I was expecting Željko to respond with thoughts about how nice it is to break in the new space and to be a part of a world premiere play in a new theater. I thought he would mention how beautiful the new space is and that it's been great to be back in the theater after working in television. I was right. He did say all of these things. But I was not anticipating the second part of his response.
"There is something moving about a theater space," he said. "It's not religious exactly, but there's something sacred about that. And to kind of know that you're one of the first ghosts that are going to be there forever is just an incredible feeling."

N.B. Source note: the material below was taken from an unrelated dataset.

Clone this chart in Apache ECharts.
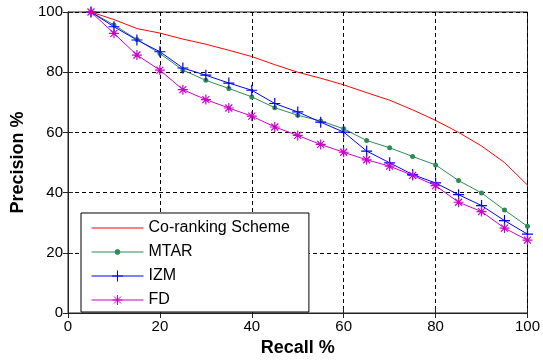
<!DOCTYPE html>
<html>
<head>
<meta charset="utf-8">
<script src="https://cdn.jsdelivr.net/npm/echarts@6/dist/echarts.min.js"></script>
<style>
html,body{margin:0;padding:0;background:#fff;}
#c{width:543px;height:362px;}
</style>
</head>
<body>
<div id="c"></div>
<script>
const recall = [5,10,15,20,25,30,35,40,45,50,55,60,65,70,75,80,85,90,95,100];
const coRanking = [100,97.5,94.5,93,91,89.3,87.3,85.2,82.5,80,78,75.8,73.2,70.7,67.5,64,60,55.5,50,42.5];
const mtar = [100,95.7,90.9,86.2,80.7,77.3,74.6,71.8,68.2,65.7,63.8,61.2,57.3,54.9,52,49.2,44,39.9,34.2,28.8];
const izm = [100,95.1,90.7,86.8,81.4,79,76.4,74,69.6,66.8,63.4,60.1,53.8,49.9,46,43.2,39.3,35.7,30.7,26.2];
const fd = [100,92.9,85.7,80.7,74.2,70.9,68.1,65.4,61.8,59,56,53.4,50.9,48.8,45.7,42.3,36.8,33.7,28.2,24.2];
const ticks = [0,20,40,60,80,100];
const seriesNames = ['Co-ranking Scheme','MTAR','IZM','FD'];
const colors = ['#ff0000','#2e8b57','#0000ff','#cc00cc'];

const pair = (ys) => recall.map((x,i)=>[x, ys[i]]);
const font = '"Liberation Sans", Arial, sans-serif';
const plusPath = 'path://M0,5L10,5M5,0L5,10';
const starPath = 'path://M0,5L10,5M5,0L5,10M1.5,1.5L8.5,8.5M1.5,8.5L8.5,1.5';
// legend icons: line sample plus marker, framed to the 52x14 legend item box
const legIcons = [
  'path://M0,0M52,14M0,7L52,7',
  'path://M0,0M52,14M0,7L52,7M26,4.6A2.4,2.4,0,1,1,26,9.4A2.4,2.4,0,1,1,26,4.6Z',
  'path://M0,0M52,14M0,7L52,7M26,1.5L26,12.5M20.5,7L31.5,7',
  'path://M0,0M52,14M0,7L52,7M26,2L26,12M21,7L31,7M22.5,3.5L29.5,10.5M22.5,10.5L29.5,3.5'
];

const axisCommon = {
  min: ticks[0], max: ticks[ticks.length-1], interval: 20,
  axisLine: {show: true, lineStyle: {color: '#222', width: 1}},
  axisTick: {show: true, inside: true, length: 5, lineStyle: {color: '#222'}},
  axisLabel: {color: '#000', fontSize: 15, fontFamily: font},
  nameTextStyle: {color: '#000', fontSize: 18, fontWeight: 'bold', fontFamily: font},
  splitLine: {show: true, lineStyle: {color: '#000', type: [4,3], width: 1}}
};

const chart = echarts.init(document.getElementById('c'), null, {renderer: 'canvas'});
chart.setOption({
  backgroundColor: '#fff',
  animation: false,
  grid: {left: 68, right: 12, top: 12, bottom: 49, show: true, borderColor: '#222', borderWidth: 1, backgroundColor: '#fff'},
  xAxis: [
    Object.assign({}, axisCommon, {type: 'value', position: 'bottom', name: 'Recall %', nameLocation: 'middle', nameGap: 25,
      axisLabel: Object.assign({}, axisCommon.axisLabel, {margin: 6})}),
    Object.assign({}, axisCommon, {type: 'value', position: 'top', axisLabel: {show: false}, splitLine: {show: false}})
  ],
  yAxis: [
    Object.assign({}, axisCommon, {type: 'value', position: 'left', name: 'Precision %', nameLocation: 'middle', nameGap: 40,
      axisLabel: Object.assign({}, axisCommon.axisLabel, {margin: 5})}),
    Object.assign({}, axisCommon, {type: 'value', position: 'right', axisLabel: {show: false}, splitLine: {show: false}})
  ],
  legend: {
    orient: 'vertical', left: 81, top: 213,
    data: seriesNames.map((n,i)=>({name: n, icon: legIcons[i],
      itemStyle: {color: colors[i], borderColor: colors[i], borderWidth: 1}})),
    backgroundColor: '#fff', borderColor: '#000', borderWidth: 1,
    padding: [7, 19, 4, 10],
    itemWidth: 52, itemHeight: 14, itemGap: 8,
    textStyle: {color: '#000', fontSize: 16, fontFamily: font, lineHeight: 16}
  },
  series: [
    {name: seriesNames[0], type: 'line', data: pair(coRanking), symbol: 'none', z: 5,
      lineStyle: {color: colors[0], width: 1}, itemStyle: {color: colors[0]}},
    {name: seriesNames[1], type: 'line', data: pair(mtar), symbol: 'circle', symbolSize: 5, z: 4,
      lineStyle: {color: colors[1], width: 1}, itemStyle: {color: colors[1], borderColor: colors[1], borderWidth: 0}},
    {name: seriesNames[2], type: 'line', data: pair(izm), symbol: plusPath, symbolSize: 11, z: 4,
      lineStyle: {color: colors[2], width: 1}, itemStyle: {color: colors[2], borderColor: colors[2], borderWidth: 1.2}},
    {name: seriesNames[3], type: 'line', data: pair(fd), symbol: starPath, symbolSize: 10, z: 4,
      lineStyle: {color: colors[3], width: 1}, itemStyle: {color: colors[3], borderColor: colors[3], borderWidth: 1.2}}
  ]
});
</script>
</body>
</html>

Ghosts? Did I miss something?
I know that there is some superstition involved when working in the theater, the example that immediately comes to my mind is the phrase "The Scottish Play." If you do not know what I mean, do a quick internet search for "theatrical superstitions." I cannot fully explain within this blog (I have become a little superstitious too.)
Though I know some artists have specific pre-show routines or "lucky" items in their dressing rooms, the notion of ghosts was new to me. This idea got me thinking about all of the posters that hang in the labyrinthine halls of Lincoln Center Theater. Some of the shows that are represented opened decades ago, but they, and everyone who was a part of them, are honored backstage. Oftentimes when I walk past a poster representing a show that I did not see, I wonder about the people who were a part of it and what the show must have been like.
I have lamented to some of my co-workers that I would have loved to see so many of these shows. They often respond by saying that some of them are on tape next door in the archives of the New York Public Library for the Performing Arts. But that's just not the same as being there in the flesh. That's one of the beauties of theater - it's so fleeting. When a show is gone we have the photos and the playbills and the posters, and, as I recently learned, the ghosts. The Vivian Beaumont Theater and the Mitzi E. Newhouse Theater already have generations of ghosts within their halls, and when SLOWGIRL has finished its run, the Claire Tow Theater will have the beginning of its own community of ghosts.
It's thrilling to see who will become the first generation of ghosts in the Claire Tow Theater. And even for those who are brave enough to speak of "The Scottish Play," or who refuse to believe that the theater could be a religious place, all they will have to do is stroll through the halls of the Claire Tow to see who has come before them, frozen in time in the show posters and haunting (in a good way, of course), the new theater.